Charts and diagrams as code
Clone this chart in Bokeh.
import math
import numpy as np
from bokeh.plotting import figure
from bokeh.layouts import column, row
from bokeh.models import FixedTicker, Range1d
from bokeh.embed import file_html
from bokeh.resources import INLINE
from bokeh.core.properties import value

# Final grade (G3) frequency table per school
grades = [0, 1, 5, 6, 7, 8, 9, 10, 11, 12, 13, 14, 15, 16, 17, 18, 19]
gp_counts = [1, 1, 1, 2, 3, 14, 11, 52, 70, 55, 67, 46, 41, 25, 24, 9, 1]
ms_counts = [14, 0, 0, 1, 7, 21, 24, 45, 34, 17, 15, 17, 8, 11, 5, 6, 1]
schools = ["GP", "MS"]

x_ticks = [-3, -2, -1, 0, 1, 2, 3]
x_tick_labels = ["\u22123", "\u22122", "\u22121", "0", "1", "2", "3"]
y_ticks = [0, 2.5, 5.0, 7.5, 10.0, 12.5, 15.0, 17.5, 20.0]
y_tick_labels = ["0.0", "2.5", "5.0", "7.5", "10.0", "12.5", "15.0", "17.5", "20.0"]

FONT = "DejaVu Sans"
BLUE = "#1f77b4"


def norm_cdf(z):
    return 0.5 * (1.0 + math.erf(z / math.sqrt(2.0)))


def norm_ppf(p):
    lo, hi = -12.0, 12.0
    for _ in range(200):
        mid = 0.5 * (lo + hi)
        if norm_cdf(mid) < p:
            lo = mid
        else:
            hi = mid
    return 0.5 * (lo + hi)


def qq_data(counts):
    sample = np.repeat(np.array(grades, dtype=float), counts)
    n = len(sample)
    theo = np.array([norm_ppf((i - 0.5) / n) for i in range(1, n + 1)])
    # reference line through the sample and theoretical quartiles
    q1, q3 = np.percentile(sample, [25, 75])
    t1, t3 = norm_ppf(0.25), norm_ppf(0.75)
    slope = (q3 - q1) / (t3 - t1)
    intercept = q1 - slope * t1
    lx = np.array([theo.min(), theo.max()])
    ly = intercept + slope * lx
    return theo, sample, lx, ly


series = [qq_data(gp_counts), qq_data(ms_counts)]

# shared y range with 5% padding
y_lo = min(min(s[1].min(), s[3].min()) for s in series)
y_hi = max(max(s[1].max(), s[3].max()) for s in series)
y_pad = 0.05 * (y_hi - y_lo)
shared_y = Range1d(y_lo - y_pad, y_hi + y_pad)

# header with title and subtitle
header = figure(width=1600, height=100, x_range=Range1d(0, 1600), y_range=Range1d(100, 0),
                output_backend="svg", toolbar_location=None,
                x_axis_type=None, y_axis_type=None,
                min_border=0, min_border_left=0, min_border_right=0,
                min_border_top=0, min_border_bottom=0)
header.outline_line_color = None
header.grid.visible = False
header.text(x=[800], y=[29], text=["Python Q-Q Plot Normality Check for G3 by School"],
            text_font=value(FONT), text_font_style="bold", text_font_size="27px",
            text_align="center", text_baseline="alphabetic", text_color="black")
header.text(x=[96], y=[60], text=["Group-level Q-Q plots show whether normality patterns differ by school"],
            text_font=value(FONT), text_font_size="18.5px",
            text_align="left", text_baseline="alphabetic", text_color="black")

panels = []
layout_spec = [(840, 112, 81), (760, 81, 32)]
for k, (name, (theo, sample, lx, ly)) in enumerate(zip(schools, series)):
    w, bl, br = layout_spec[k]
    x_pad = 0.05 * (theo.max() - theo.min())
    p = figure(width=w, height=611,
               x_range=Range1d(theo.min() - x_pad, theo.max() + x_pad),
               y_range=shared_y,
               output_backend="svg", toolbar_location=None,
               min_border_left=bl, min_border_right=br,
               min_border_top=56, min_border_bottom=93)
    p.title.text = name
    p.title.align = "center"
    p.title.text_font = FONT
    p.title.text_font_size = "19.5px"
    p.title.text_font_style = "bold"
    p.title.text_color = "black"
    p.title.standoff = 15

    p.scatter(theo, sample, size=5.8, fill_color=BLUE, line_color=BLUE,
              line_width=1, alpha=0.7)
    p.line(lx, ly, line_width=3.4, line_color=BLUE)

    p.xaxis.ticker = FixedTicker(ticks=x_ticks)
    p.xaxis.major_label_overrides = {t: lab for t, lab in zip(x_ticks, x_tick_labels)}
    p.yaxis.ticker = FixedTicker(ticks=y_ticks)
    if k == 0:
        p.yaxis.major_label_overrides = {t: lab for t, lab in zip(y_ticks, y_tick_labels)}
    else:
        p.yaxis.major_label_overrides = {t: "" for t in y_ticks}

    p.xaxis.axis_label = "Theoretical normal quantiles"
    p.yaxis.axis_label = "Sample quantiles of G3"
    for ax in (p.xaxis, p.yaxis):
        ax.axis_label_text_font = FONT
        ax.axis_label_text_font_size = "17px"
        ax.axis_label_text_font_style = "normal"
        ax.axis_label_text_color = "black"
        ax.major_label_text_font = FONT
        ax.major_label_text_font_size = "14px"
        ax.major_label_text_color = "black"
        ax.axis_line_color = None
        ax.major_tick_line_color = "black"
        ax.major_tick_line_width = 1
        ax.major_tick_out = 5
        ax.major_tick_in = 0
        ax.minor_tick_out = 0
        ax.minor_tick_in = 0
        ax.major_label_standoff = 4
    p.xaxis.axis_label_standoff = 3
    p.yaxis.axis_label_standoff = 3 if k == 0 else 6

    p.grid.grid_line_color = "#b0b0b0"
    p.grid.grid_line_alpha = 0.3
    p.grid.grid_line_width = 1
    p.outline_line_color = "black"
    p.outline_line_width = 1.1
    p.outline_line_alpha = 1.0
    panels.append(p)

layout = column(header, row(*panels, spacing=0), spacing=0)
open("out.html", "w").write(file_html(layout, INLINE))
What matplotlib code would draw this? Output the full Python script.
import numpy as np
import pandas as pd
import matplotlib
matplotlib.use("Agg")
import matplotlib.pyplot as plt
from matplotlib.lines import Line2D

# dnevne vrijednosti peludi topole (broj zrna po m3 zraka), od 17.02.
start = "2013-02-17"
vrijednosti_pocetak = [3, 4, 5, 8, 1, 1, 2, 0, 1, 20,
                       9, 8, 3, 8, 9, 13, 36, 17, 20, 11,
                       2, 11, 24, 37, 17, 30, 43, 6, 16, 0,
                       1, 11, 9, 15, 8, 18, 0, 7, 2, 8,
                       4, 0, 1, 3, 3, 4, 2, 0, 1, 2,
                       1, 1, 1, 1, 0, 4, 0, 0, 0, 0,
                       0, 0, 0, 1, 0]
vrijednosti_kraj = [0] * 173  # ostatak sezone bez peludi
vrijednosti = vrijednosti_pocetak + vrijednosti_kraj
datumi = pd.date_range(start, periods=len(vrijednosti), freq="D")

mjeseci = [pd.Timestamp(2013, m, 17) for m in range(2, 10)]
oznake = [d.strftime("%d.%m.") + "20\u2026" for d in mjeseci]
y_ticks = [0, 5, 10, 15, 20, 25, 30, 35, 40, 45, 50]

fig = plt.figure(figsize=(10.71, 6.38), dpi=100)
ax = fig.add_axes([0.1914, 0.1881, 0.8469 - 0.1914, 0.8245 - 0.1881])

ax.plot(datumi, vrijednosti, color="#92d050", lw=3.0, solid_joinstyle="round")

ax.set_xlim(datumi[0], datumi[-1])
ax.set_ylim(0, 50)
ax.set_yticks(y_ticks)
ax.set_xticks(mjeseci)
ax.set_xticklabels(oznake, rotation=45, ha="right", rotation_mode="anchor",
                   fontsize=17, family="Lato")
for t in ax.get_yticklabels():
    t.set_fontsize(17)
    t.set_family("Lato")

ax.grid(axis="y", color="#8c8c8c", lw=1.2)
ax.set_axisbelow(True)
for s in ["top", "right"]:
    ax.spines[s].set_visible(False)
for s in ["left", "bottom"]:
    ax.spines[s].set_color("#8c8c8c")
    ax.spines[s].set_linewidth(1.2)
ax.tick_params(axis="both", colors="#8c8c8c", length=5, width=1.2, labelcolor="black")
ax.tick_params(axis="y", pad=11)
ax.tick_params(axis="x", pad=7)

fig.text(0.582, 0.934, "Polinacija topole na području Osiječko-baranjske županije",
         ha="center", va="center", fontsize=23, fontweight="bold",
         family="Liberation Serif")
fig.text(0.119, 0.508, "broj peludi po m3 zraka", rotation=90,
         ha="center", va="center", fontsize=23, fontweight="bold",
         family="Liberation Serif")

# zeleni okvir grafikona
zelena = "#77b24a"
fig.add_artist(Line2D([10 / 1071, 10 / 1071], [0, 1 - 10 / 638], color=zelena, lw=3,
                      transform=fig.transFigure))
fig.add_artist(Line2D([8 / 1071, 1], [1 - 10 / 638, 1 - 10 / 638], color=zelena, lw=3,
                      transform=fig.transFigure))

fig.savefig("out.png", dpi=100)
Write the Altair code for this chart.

GIVEN REQUEST: Give back exactly the stretch that opens on the line with "What matplotlib code" and closes on the line with "from matplotlib.lines import Line2D".

OUTPUT BELOW:
What matplotlib code would draw this? Output the full Python script.
import numpy as np
import pandas as pd
import matplotlib
matplotlib.use("Agg")
import matplotlib.pyplot as plt
from matplotlib.lines import Line2D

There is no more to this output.